== Given information ==
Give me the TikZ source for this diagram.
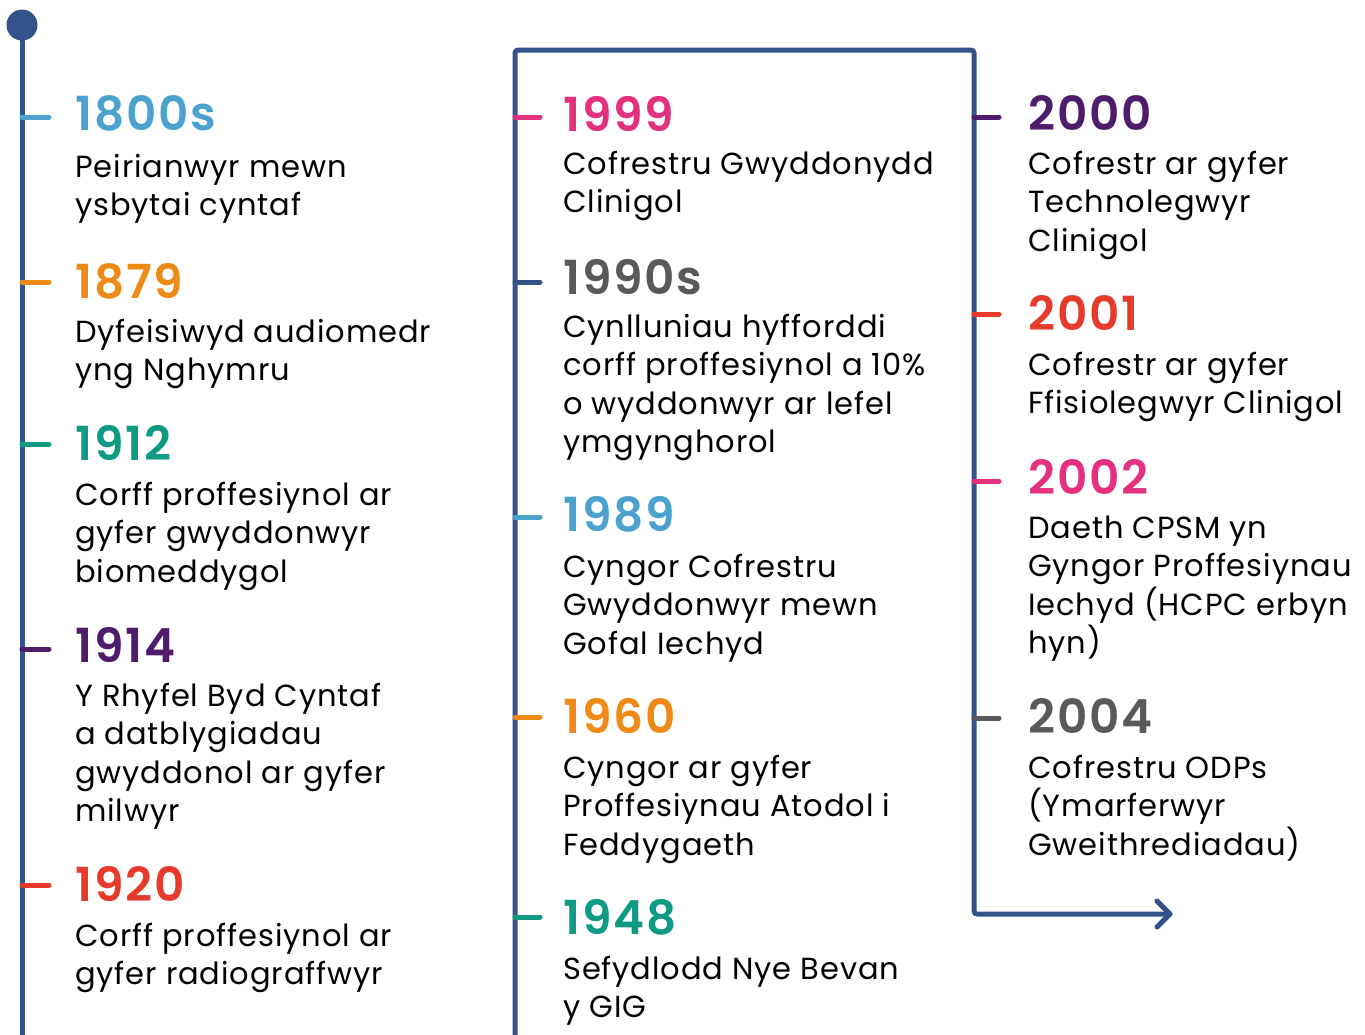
\documentclass[tikz,border=0pt]{standalone}
\usepackage{fontspec}
\setmainfont{Poppins}[BoldFont={* SemiBold}]
\definecolor{navy}{HTML}{34538B}
\definecolor{lblue}{HTML}{4BA2CF}
\definecolor{orng}{HTML}{EF8A17}
\definecolor{teal}{HTML}{0E9A83}
\definecolor{purp}{HTML}{4F1C6B}
\definecolor{redc}{HTML}{E63B2A}
\definecolor{pink}{HTML}{E3307F}
\definecolor{greyc}{HTML}{595959}
\begin{document}
\begin{tikzpicture}[x=1pt,y=-1pt,
  mainline/.style={draw=navy, line width=5pt, line cap=round, line join=round, rounded corners=3pt},
  tickmark/.style={line width=5pt, line cap=round},
  year/.style={anchor=base west, inner sep=0pt, font=\fontsize{47}{47}\selectfont\bfseries\addfontfeature{LetterSpace=4}},
  body/.style={anchor=base west, inner sep=0pt, font=\fontsize{30.5}{38.5}\selectfont\addfontfeature{LetterSpace=3}},
]
\useasboundingbox (0,0) rectangle (1365,1034);
\fill[white] (0,0) rectangle (1365,1034);

% main lines
\node[circle, fill=navy, minimum size=31pt, inner sep=0pt] (dot) at (22,25) {};
\coordinate (lbot) at (22,1040);
\draw[mainline] (dot.center) -- (lbot);
\coordinate (mbot) at (515,1040);
\coordinate (mtop) at (515,50);
\coordinate (rtop) at (974,50);
\coordinate (rbot) at (974,914);
\coordinate (tip) at (1170,914);
\draw[mainline] (mbot) -- (mtop) -- (rtop) -- (rbot) -- (tip);
\draw[mainline, rounded corners=0pt] ([shift={(-13,-13)}]tip) -- (tip) -- ([shift={(-13,13)}]tip);

% ---------- left column ----------
\draw[tickmark, lblue] (22,117) -- (49,117);
\node[year, lblue] (y1) at (75,130) {1800s};
\node[body] (b1) at (75,177) {\parbox[t]{420pt}{Peirianwyr mewn\\ysbytai cyntaf}};

\draw[tickmark, orng] (22,282) -- (49,282);
\node[year, orng] (y2) at (75,298) {1879};
\node[body] (b2) at (75,342) {\parbox[t]{420pt}{Dyfeisiwyd audiomedr\\yng Nghymru}};

\draw[tickmark, teal] (22,444) -- (49,444);
\node[year, teal] (y3) at (75,460) {1912};
\node[body] (b3) at (75,505) {\parbox[t]{420pt}{Corff proffesiynol ar\\gyfer gwyddonwyr\\biomeddygol}};

\draw[tickmark, purp] (22,649) -- (49,649);
\node[year, purp] (y4) at (75,662) {1914};
\node[body] (b4) at (75,706) {\parbox[t]{420pt}{Y Rhyfel Byd Cyntaf\\a datblygiadau\\gwyddonol ar gyfer\\milwyr}};

\draw[tickmark, redc] (22,885) -- (49,885);
\node[year, redc] (y5) at (75,901) {1920};
\node[body] (b5) at (75,946) {\parbox[t]{420pt}{Corff proffesiynol ar\\gyfer radiograffwyr}};

% ---------- middle column ----------
\draw[tickmark, pink] (515,117) -- (540,117);
\node[year, pink] (y6) at (563,131) {1999};
\node[body] (b6) at (563,174) {\parbox[t]{400pt}{Cofrestru Gwyddonydd\\Clinigol}};

\draw[tickmark, navy] (515,282) -- (540,282);
\node[year, greyc] (y7) at (563,294) {1990s};
\node[body] (b7) at (563,337) {\parbox[t]{400pt}{Cynlluniau hyfforddi\\corff proffesiynol a 10\%\\o wyddonwyr ar lefel\\ymgynghorol}};

\draw[tickmark, lblue] (515,517) -- (540,517);
\node[year, lblue] (y8) at (563,531) {1989};
\node[body] (b8) at (563,577) {\parbox[t]{400pt}{Cyngor Cofrestru\\Gwyddonwyr mewn\\Gofal Iechyd}};

\draw[tickmark, orng] (515,717) -- (540,717);
\node[year, orng] (y9) at (563,733) {1960};
\node[body] (b9) at (563,778) {\parbox[t]{400pt}{Cyngor ar gyfer\\Proffesiynau Atodol i\\Feddygaeth}};

\draw[tickmark, teal] (515,917) -- (540,917);
\node[year, teal] (y10) at (563,934) {1948};
\node[body] (b10) at (563,979) {\parbox[t]{400pt}{Sefydlodd Nye Bevan\\y GIG}};

% ---------- right column ----------
\draw[tickmark, purp] (974,117) -- (999,117);
\node[year, purp] (y11) at (1028,130) {2000};
\node[body] (b11) at (1028,174) {\parbox[t]{340pt}{Cofrestr ar gyfer\\Technolegwyr\\Clinigol}};

\draw[tickmark, redc] (974,314) -- (999,314);
\node[year, redc] (y12) at (1028,330) {2001};
\node[body] (b12) at (1028,375) {\parbox[t]{340pt}{Cofrestr ar gyfer\\Ffisiolegwyr Clinigol}};

\draw[tickmark, pink] (974,481) -- (999,481);
\node[year, pink] (y13) at (1028,494) {2002};
\node[body] (b13) at (1028,538) {\parbox[t]{340pt}{Daeth CPSM yn\\Gyngor Proffesiynau\\Iechyd (HCPC erbyn\\hyn)}};

\draw[tickmark, greyc] (974,718) -- (999,718);
\node[year, greyc] (y14) at (1028,733) {2004};
\node[body] (b14) at (1028,778) {\parbox[t]{340pt}{Cofrestru ODPs\\(Ymarferwyr\\Gweithrediadau)}};
\end{tikzpicture}
\end{document}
===
Your instructions: Quote the material exactly. Pictures stay out.

Exercise answer:
Give me the TikZ source for this diagram.
\documentclass[tikz,border=0pt]{standalone}
\usepackage{fontspec}
\setmainfont{Poppins}[BoldFont={* SemiBold}]
\definecolor{navy}{HTML}{34538B}
\definecolor{lblue}{HTML}{4BA2CF}
\definecolor{orng}{HTML}{EF8A17}
\definecolor{teal}{HTML}{0E9A83}
\definecolor{purp}{HTML}{4F1C6B}
\definecolor{redc}{HTML}{E63B2A}
\definecolor{pink}{HTML}{E3307F}
\definecolor{greyc}{HTML}{595959}
\begin{document}
\begin{tikzpicture}[x=1pt,y=-1pt,
  mainline/.style={draw=navy, line width=5pt, line cap=round, line join=round, rounded corners=3pt},
  tickmark/.style={line width=5pt, line cap=round},
  year/.style={anchor=base west, inner sep=0pt, font=\fontsize{47}{47}\selectfont\bfseries\addfontfeature{LetterSpace=4}},
  body/.style={anchor=base west, inner sep=0pt, font=\fontsize{30.5}{38.5}\selectfont\addfontfeature{LetterSpace=3}},
]
\useasboundingbox (0,0) rectangle (1365,1034);
\fill[white] (0,0) rectangle (1365,1034);

% main lines
\node[circle, fill=navy, minimum size=31pt, inner sep=0pt] (dot) at (22,25) {};
\coordinate (lbot) at (22,1040);
\draw[mainline] (dot.center) -- (lbot);
\coordinate (mbot) at (515,1040);
\coordinate (mtop) at (515,50);
\coordinate (rtop) at (974,50);
\coordinate (rbot) at (974,914);
\coordinate (tip) at (1170,914);
\draw[mainline] (mbot) -- (mtop) -- (rtop) -- (rbot) -- (tip);
\draw[mainline, rounded corners=0pt] ([shift={(-13,-13)}]tip) -- (tip) -- ([shift={(-13,13)}]tip);

% ---------- left column ----------
\draw[tickmark, lblue] (22,117) -- (49,117);
\node[year, lblue] (y1) at (75,130) {1800s};
\node[body] (b1) at (75,177) {\parbox[t]{420pt}{Peirianwyr mewn\\ysbytai cyntaf}};

\draw[tickmark, orng] (22,282) -- (49,282);
\node[year, orng] (y2) at (75,298) {1879};
\node[body] (b2) at (75,342) {\parbox[t]{420pt}{Dyfeisiwyd audiomedr\\yng Nghymru}};

\draw[tickmark, teal] (22,444) -- (49,444);
\node[year, teal] (y3) at (75,460) {1912};
\node[body] (b3) at (75,505) {\parbox[t]{420pt}{Corff proffesiynol ar\\gyfer gwyddonwyr\\biomeddygol}};

\draw[tickmark, purp] (22,649) -- (49,649);
\node[year, purp] (y4) at (75,662) {1914};
\node[body] (b4) at (75,706) {\parbox[t]{420pt}{Y Rhyfel Byd Cyntaf\\a datblygiadau\\gwyddonol ar gyfer\\milwyr}};

\draw[tickmark, redc] (22,885) -- (49,885);
\node[year, redc] (y5) at (75,901) {1920};
\node[body] (b5) at (75,946) {\parbox[t]{420pt}{Corff proffesiynol ar\\gyfer radiograffwyr}};

% ---------- middle column ----------
\draw[tickmark, pink] (515,117) -- (540,117);
\node[year, pink] (y6) at (563,131) {1999};
\node[body] (b6) at (563,174) {\parbox[t]{400pt}{Cofrestru Gwyddonydd\\Clinigol}};

\draw[tickmark, navy] (515,282) -- (540,282);
\node[year, greyc] (y7) at (563,294) {1990s};
\node[body] (b7) at (563,337) {\parbox[t]{400pt}{Cynlluniau hyfforddi\\corff proffesiynol a 10\%\\o wyddonwyr ar lefel\\ymgynghorol}};

\draw[tickmark, lblue] (515,517) -- (540,517);
\node[year, lblue] (y8) at (563,531) {1989};
\node[body] (b8) at (563,577) {\parbox[t]{400pt}{Cyngor Cofrestru\\Gwyddonwyr mewn\\Gofal Iechyd}};

\draw[tickmark, orng] (515,717) -- (540,717);
\node[year, orng] (y9) at (563,733) {1960};
\node[body] (b9) at (563,778) {\parbox[t]{400pt}{Cyngor ar gyfer\\Proffesiynau Atodol i\\Feddygaeth}};

\draw[tickmark, teal] (515,917) -- (540,917);
\node[year, teal] (y10) at (563,934) {1948};
\node[body] (b10) at (563,979) {\parbox[t]{400pt}{Sefydlodd Nye Bevan\\y GIG}};

% ---------- right column ----------
\draw[tickmark, purp] (974,117) -- (999,117);
\node[year, purp] (y11) at (1028,130) {2000};
\node[body] (b11) at (1028,174) {\parbox[t]{340pt}{Cofrestr ar gyfer\\Technolegwyr\\Clinigol}};

\draw[tickmark, redc] (974,314) -- (999,314);
\node[year, redc] (y12) at (1028,330) {2001};
\node[body] (b12) at (1028,375) {\parbox[t]{340pt}{Cofrestr ar gyfer\\Ffisiolegwyr Clinigol}};

\draw[tickmark, pink] (974,481) -- (999,481);
\node[year, pink] (y13) at (1028,494) {2002};
\node[body] (b13) at (1028,538) {\parbox[t]{340pt}{Daeth CPSM yn\\Gyngor Proffesiynau\\Iechyd (HCPC erbyn\\hyn)}};

\draw[tickmark, greyc] (974,718) -- (999,718);
\node[year, greyc] (y14) at (1028,733) {2004};
\node[body] (b14) at (1028,778) {\parbox[t]{340pt}{Cofrestru ODPs\\(Ymarferwyr\\Gweithrediadau)}};
\end{tikzpicture}
\end{document}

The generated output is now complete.